Благородные юноши, которыми так долго и усердно занималась наша литература, не запутываются таким образом и потому представляются гораздо выше остальной толпы. Но, всмотревшись в них пристальнее, вы найдете, что если они не заблуждаются, так это единственно потому, что никуда нейдут, а сидят все на одном месте. Они ничуть не проницательнее тех, которые пошли по окольной дороге, ничуть не яснее их понимают высокую важность охранения своих человеческих стремлений неприкосновенными от посторонних помех, они только – ленивее. При начале жизненного поприща у тех и других одинаково есть желание идти прямо, свободно и сознательно к цели полезной и доброй; тем и другим одинаково представляются громадные препятствия, которые на первых же шагах нужно преодолеть. И ни те, ни другие не имеют достаточно бодрости и силы, чтобы прямо начать борьбу с этими препятствиями: одни хотят обойти и, таким образом, теряют из виду цель и попадают в [отвратительное] болото всяческой неправды, а другие остаются на месте и сидят сложа руки, с презрением и желчью отзываясь о тех, которые ударились в сторону, и дожидаясь, не явится ли какой-нибудь титан да не отодвинет ли гору, заслонившую им путь. И – что всего забавнее – эти господа начинают жаловаться – не на свою лень и бессилие, и даже не на гору, ставшую на их пути, а на своих товарищей, отправившихся в обход. И общая людям наклонность к деятельности выражается в них тем, что они нападают на несчастных путников и стараются толкнуть их на прямую дорогу. "Да ведь тут нельзя идти, – возражают бедняки: – там мы найдем другую дорогу". – Нет, вы должны идти здесь! – кричат разгорячившиеся юноши, а между тем и сами нейдут, и горы не прокапывают, не сравнивают [, не взрывают], и не сказывают, нет ли где тропинки, по которой бы можно подняться. Они сами ничего не знают, ничего не умеют, к грубой работе не способны; [шумного взрыва не вынесут их нервы;] они ничем не могут помочь путникам, кроме крика: "Не ходите туда, а идите здесь"… тогда как здесь-то и нельзя идти, не прокладывая новой дороги.
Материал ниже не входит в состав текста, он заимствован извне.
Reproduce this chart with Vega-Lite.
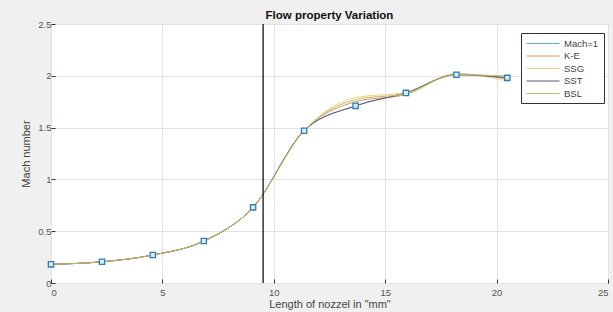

"Но все-таки они понимают, что не нужно уклоняться в сторону, а следует держаться прямой дороги; оттого они никак не могут попасть в тину вонючего болота, в которое погружаются другие на окольной дороге: вот за что заслуживают они уважения".

Нимало. Если мы будем так легко расточать наше уважение всем, кто не делает мерзостей, то принуждены будем согласиться со всеми нелепостями г. Ахшарумова, который именно с этой точки находит какие-то великие патриархальные доблести в Илье Ильиче Обломове. Людей, "гордых тем, что не вредят", очень много на свете; но мы не желаем даже г. Ахшарумову наслаждаться такою гордостью. Идиллические мечты о счастливом уединении от людей – теперь вовсе не кстати. [Элемент общественный вступил в свои права, и] мы должны рассматривать себя как членов общества, обязанных что-нибудь делать для него, так как иначе мы будем ему вредны уже одним своим тунеядством.

Да и можно ли назвать истинным пониманием и убеждением то смутное, робкое полузнание, которым отличаются доблестные представители лучших стремлений в нашей литературе? По нашему мнению, убеждение и знание только тогда и можно считать истинным, когда оно проникло внутрь человека, слилось с его чувством и волею, присутствует в нем постоянно, даже бессознательно, когда он вовсе о том и не думает. Такое знание, если оно относится к области практической, непременно выразится в действии и не перестанет тревожить человека, пока не будет удовлетворено. Это своего рода жажда, незаглушаемая, неотлагаемая. Когда я мучусь жаждой в безводной равнине и вдруг вижу ручеек, то я брошусь к нему, несмотря на то, что он окружен колючими кустами, из которых выглядывают змеи. [Самое худое, что я могу потерпеть в этих кустах, – это смерть: но ведь я все равно умру же от жажды, стало быть, я ничем не рискую…] Так действует и истинное, живое, полное убеждение [: человек может подвергаться опасности умереть, добиваясь его осуществления; но это ничего не значит, – он точно так же умер бы и от того, если бы принужден был заглушить свое убеждение…] Найдите же хоть в ком-нибудь из добрых юношей нашей литературы такую решительность и полноту убеждений. Не найдете ни в одном.